Recorded information =>
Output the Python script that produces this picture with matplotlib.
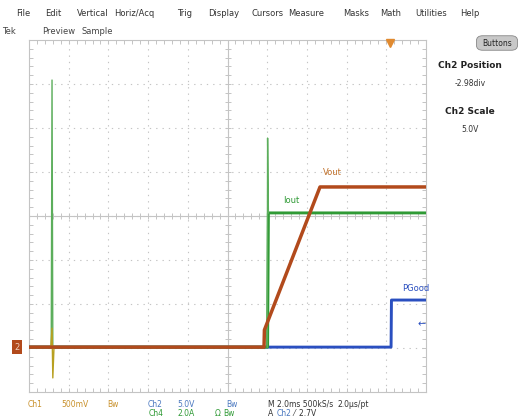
import numpy as np
import matplotlib.pyplot as plt
from matplotlib.patches import FancyBboxPatch

# Scope capture: time in ms (2 ms/div), levels in screen divisions
vout_t = [0.0, 11.84, 11.86, 14.66, 20.0]
vout_y = [-2.98, -2.98, -2.59, 0.66, 0.66]

iout_t = [0.0, 12.02, 12.06, 20.0]
iout_y = [-2.98, -2.98, 0.07, 0.07]
iout_spike1_t = [1.12, 1.16, 1.20]
iout_spike1_y = [-2.98, 3.09, -2.98]
iout_spike2_t = [12.0, 12.02, 12.06]
iout_spike2_y = [-2.98, 1.77, 0.07]

ch1_t = [1.10, 1.16, 1.20, 1.26]
ch1_y = [-2.98, -2.55, -3.68, -2.98]

pgood_t = [0.0, 18.24, 18.26, 20.0]
pgood_y = [-2.98, -2.98, -1.91, -1.91]

ORANGE = "#b24a1c"
GREEN = "#2f9a35"
BLUE = "#2a4fc0"
GOLD = "#c8902a"
CH2TXT = "#4a78c0"
GRAY = "#c4c4c4"

W, H = 518, 419
fig = plt.figure(figsize=(W / 100, H / 100), dpi=100)
fig.patch.set_facecolor("white")

def px(x, y):
    return x / W, 1 - y / H

# graticule box in pixels
gl, gt, gr, gb = 29, 40, 426, 392
ax = fig.add_axes([gl / W, 1 - gb / H, (gr - gl) / W, (gb - gt) / H])
ax.set_xlim(0, 20)
ax.set_ylim(-4, 4)
for s in ax.spines.values():
    s.set_color(GRAY)
    s.set_linewidth(0.8)
ax.set_xticks(np.arange(0, 20.01, 0.4), minor=True)
ax.set_yticks(np.arange(-4, 4.01, 0.2), minor=True)
ax.set_xticks([])
ax.set_yticks([])
ax.tick_params(which="minor", direction="in", length=3, color=GRAY, width=0.7,
               top=True, right=True, labelbottom=False, labelleft=False)

# dotted division grid
for gx in np.arange(2, 20, 2):
    ax.plot([gx, gx], [-4, 4], color=GRAY, lw=0.8, ls=(0, (1.2, 4.5)), zorder=1)
for gy in np.arange(-3, 4, 1):
    ax.plot([0, 20], [gy, gy], color=GRAY, lw=0.8, ls=(0, (1.2, 4.5)), zorder=1)
# center cross with ticks
ax.axhline(0, color=GRAY, lw=0.8, zorder=1)
ax.axvline(10, color=GRAY, lw=0.8, zorder=1)
tx = np.arange(0, 20.01, 0.4)
ax.plot(tx, np.zeros_like(tx), ls="none", marker="|", ms=5, color=GRAY, mew=0.7, zorder=1)
ty = np.arange(-4, 4.01, 0.2)
ax.plot(np.full_like(ty, 10), ty, ls="none", marker="_", ms=5, color=GRAY, mew=0.7, zorder=1)

# traces
ax.plot(pgood_t, pgood_y, color=BLUE, lw=2.1, zorder=3)
ax.plot(iout_t, iout_y, color=GREEN, lw=2.1, zorder=4)
ax.plot(iout_spike1_t, iout_spike1_y, color="#5cae5c", lw=1.0, zorder=4)
ax.plot(iout_spike2_t, iout_spike2_y, color="#5cae5c", lw=1.0, zorder=4)
ax.plot(ch1_t, ch1_y, color="#b8a020", lw=1.0, zorder=4)
ax.plot(vout_t, vout_y, color=ORANGE, lw=2.5, zorder=5)

ax.text(14.8, 1.0, "Vout", color="#c0702a", fontsize=6, ha="left", va="center")
ax.text(12.8, 0.35, "Iout", color=GREEN, fontsize=6, ha="left", va="center")
ax.text(18.8, -1.65, "PGood", color=BLUE, fontsize=6, ha="left", va="center")
ax.text(19.55, -2.45, "\u2190", color=BLUE, fontsize=7, ha="left", va="center")

# trigger marker and ground marker
ax.plot([18.2], [3.93], marker="v", ms=6, color="#e08a30", clip_on=False, zorder=6)
ax.text(-0.6, -2.98, "2", color="#f0d0c0", fontsize=6, ha="center", va="center",
        bbox=dict(boxstyle="square,pad=0.3", fc=ORANGE, ec="none"), clip_on=False)

# menu bar
menu = [("File", 16), ("Edit", 45), ("Vertical", 77), ("Horiz/Acq", 114), ("Trig", 177),
        ("Display", 208), ("Cursors", 251), ("Measure", 288), ("Masks", 343),
        ("Math", 380), ("Utilities", 415), ("Help", 460)]
for label, x in menu:
    fig.text(*px(x, 14), label, fontsize=6, color="#333333", va="center", ha="left")
for label, x in [("Tek", 2), ("Preview", 42), ("Sample", 82)]:
    fig.text(*px(x, 32), label, fontsize=6, color="#444444", va="center", ha="left")

bx, by = px(478, 49)
fig.patches.append(FancyBboxPatch((bx, by), 38 / W, 12 / H, boxstyle="round,pad=0.003,rounding_size=0.012",
                                  transform=fig.transFigure, fc="#c8c8c8", ec="#888888", lw=0.6))
fig.text(*px(497, 43), "Buttons", fontsize=5.5, color="#222222", ha="center", va="center")

# side panel
fig.text(*px(470, 65), "Ch2 Position", fontsize=6.5, weight="bold", color="#222222", ha="center", va="center")
fig.text(*px(470, 84), "-2.98div", fontsize=5.5, color="#333333", ha="center", va="center")
fig.text(*px(470, 111), "Ch2 Scale", fontsize=6.5, weight="bold", color="#222222", ha="center", va="center")
fig.text(*px(470, 130), "5.0V", fontsize=5.5, color="#333333", ha="center", va="center")

# status lines
row1 = [("Ch1", 28, GOLD), ("500mV", 61, GOLD), ("Bw", 107, GOLD), ("Ch2", 148, CH2TXT),
        ("5.0V", 177, CH2TXT), ("Bw", 226, CH2TXT), ("M 2.0ms 500kS/s", 268, "#333333"),
        ("2.0\u03bcs/pt", 337, "#333333")]
for label, x, c in row1:
    fig.text(*px(x, 404), label, fontsize=5.5, color=c, va="center", ha="left")
row2 = [("Ch4", 149, GREEN), ("2.0A", 178, GREEN), ("\u03a9", 215, GREEN), ("Bw", 223, GREEN),
        ("A", 268, "#333333"), ("Ch2", 277, CH2TXT), ("\u2044  2.7V", 293, "#333333")]
for label, x, c in row2:
    fig.text(*px(x, 413), label, fontsize=5.5, color=c, va="center", ha="left")

fig.savefig("out.png", dpi=100)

Stated problem => Give back every line exactly as it stands, pictures excluded.

Correct response =>
Output the Python script that produces this picture with matplotlib.
import numpy as np
import matplotlib.pyplot as plt
from matplotlib.patches import FancyBboxPatch

# Scope capture: time in ms (2 ms/div), levels in screen divisions
vout_t = [0.0, 11.84, 11.86, 14.66, 20.0]
vout_y = [-2.98, -2.98, -2.59, 0.66, 0.66]

iout_t = [0.0, 12.02, 12.06, 20.0]
iout_y = [-2.98, -2.98, 0.07, 0.07]
iout_spike1_t = [1.12, 1.16, 1.20]
iout_spike1_y = [-2.98, 3.09, -2.98]
iout_spike2_t = [12.0, 12.02, 12.06]
iout_spike2_y = [-2.98, 1.77, 0.07]

ch1_t = [1.10, 1.16, 1.20, 1.26]
ch1_y = [-2.98, -2.55, -3.68, -2.98]

pgood_t = [0.0, 18.24, 18.26, 20.0]
pgood_y = [-2.98, -2.98, -1.91, -1.91]

ORANGE = "#b24a1c"
GREEN = "#2f9a35"
BLUE = "#2a4fc0"
GOLD = "#c8902a"
CH2TXT = "#4a78c0"
GRAY = "#c4c4c4"

W, H = 518, 419
fig = plt.figure(figsize=(W / 100, H / 100), dpi=100)
fig.patch.set_facecolor("white")

def px(x, y):
    return x / W, 1 - y / H

# graticule box in pixels
gl, gt, gr, gb = 29, 40, 426, 392
ax = fig.add_axes([gl / W, 1 - gb / H, (gr - gl) / W, (gb - gt) / H])
ax.set_xlim(0, 20)
ax.set_ylim(-4, 4)
for s in ax.spines.values():
    s.set_color(GRAY)
    s.set_linewidth(0.8)
ax.set_xticks(np.arange(0, 20.01, 0.4), minor=True)
ax.set_yticks(np.arange(-4, 4.01, 0.2), minor=True)
ax.set_xticks([])
ax.set_yticks([])
ax.tick_params(which="minor", direction="in", length=3, color=GRAY, width=0.7,
               top=True, right=True, labelbottom=False, labelleft=False)

# dotted division grid
for gx in np.arange(2, 20, 2):
    ax.plot([gx, gx], [-4, 4], color=GRAY, lw=0.8, ls=(0, (1.2, 4.5)), zorder=1)
for gy in np.arange(-3, 4, 1):
    ax.plot([0, 20], [gy, gy], color=GRAY, lw=0.8, ls=(0, (1.2, 4.5)), zorder=1)
# center cross with ticks
ax.axhline(0, color=GRAY, lw=0.8, zorder=1)
ax.axvline(10, color=GRAY, lw=0.8, zorder=1)
tx = np.arange(0, 20.01, 0.4)
ax.plot(tx, np.zeros_like(tx), ls="none", marker="|", ms=5, color=GRAY, mew=0.7, zorder=1)
ty = np.arange(-4, 4.01, 0.2)
ax.plot(np.full_like(ty, 10), ty, ls="none", marker="_", ms=5, color=GRAY, mew=0.7, zorder=1)

# traces
ax.plot(pgood_t, pgood_y, color=BLUE, lw=2.1, zorder=3)
ax.plot(iout_t, iout_y, color=GREEN, lw=2.1, zorder=4)
ax.plot(iout_spike1_t, iout_spike1_y, color="#5cae5c", lw=1.0, zorder=4)
ax.plot(iout_spike2_t, iout_spike2_y, color="#5cae5c", lw=1.0, zorder=4)
ax.plot(ch1_t, ch1_y, color="#b8a020", lw=1.0, zorder=4)
ax.plot(vout_t, vout_y, color=ORANGE, lw=2.5, zorder=5)

ax.text(14.8, 1.0, "Vout", color="#c0702a", fontsize=6, ha="left", va="center")
ax.text(12.8, 0.35, "Iout", color=GREEN, fontsize=6, ha="left", va="center")
ax.text(18.8, -1.65, "PGood", color=BLUE, fontsize=6, ha="left", va="center")
ax.text(19.55, -2.45, "\u2190", color=BLUE, fontsize=7, ha="left", va="center")

# trigger marker and ground marker
ax.plot([18.2], [3.93], marker="v", ms=6, color="#e08a30", clip_on=False, zorder=6)
ax.text(-0.6, -2.98, "2", color="#f0d0c0", fontsize=6, ha="center", va="center",
        bbox=dict(boxstyle="square,pad=0.3", fc=ORANGE, ec="none"), clip_on=False)

# menu bar
menu = [("File", 16), ("Edit", 45), ("Vertical", 77), ("Horiz/Acq", 114), ("Trig", 177),
        ("Display", 208), ("Cursors", 251), ("Measure", 288), ("Masks", 343),
        ("Math", 380), ("Utilities", 415), ("Help", 460)]
for label, x in menu:
    fig.text(*px(x, 14), label, fontsize=6, color="#333333", va="center", ha="left")
for label, x in [("Tek", 2), ("Preview", 42), ("Sample", 82)]:
    fig.text(*px(x, 32), label, fontsize=6, color="#444444", va="center", ha="left")

bx, by = px(478, 49)
fig.patches.append(FancyBboxPatch((bx, by), 38 / W, 12 / H, boxstyle="round,pad=0.003,rounding_size=0.012",
                                  transform=fig.transFigure, fc="#c8c8c8", ec="#888888", lw=0.6))
fig.text(*px(497, 43), "Buttons", fontsize=5.5, color="#222222", ha="center", va="center")

# side panel
fig.text(*px(470, 65), "Ch2 Position", fontsize=6.5, weight="bold", color="#222222", ha="center", va="center")
fig.text(*px(470, 84), "-2.98div", fontsize=5.5, color="#333333", ha="center", va="center")
fig.text(*px(470, 111), "Ch2 Scale", fontsize=6.5, weight="bold", color="#222222", ha="center", va="center")
fig.text(*px(470, 130), "5.0V", fontsize=5.5, color="#333333", ha="center", va="center")

# status lines
row1 = [("Ch1", 28, GOLD), ("500mV", 61, GOLD), ("Bw", 107, GOLD), ("Ch2", 148, CH2TXT),
        ("5.0V", 177, CH2TXT), ("Bw", 226, CH2TXT), ("M 2.0ms 500kS/s", 268, "#333333"),
        ("2.0\u03bcs/pt", 337, "#333333")]
for label, x, c in row1:
    fig.text(*px(x, 404), label, fontsize=5.5, color=c, va="center", ha="left")
row2 = [("Ch4", 149, GREEN), ("2.0A", 178, GREEN), ("\u03a9", 215, GREEN), ("Bw", 223, GREEN),
        ("A", 268, "#333333"), ("Ch2", 277, CH2TXT), ("\u2044  2.7V", 293, "#333333")]
for label, x, c in row2:
    fig.text(*px(x, 413), label, fontsize=5.5, color=c, va="center", ha="left")

fig.savefig("out.png", dpi=100)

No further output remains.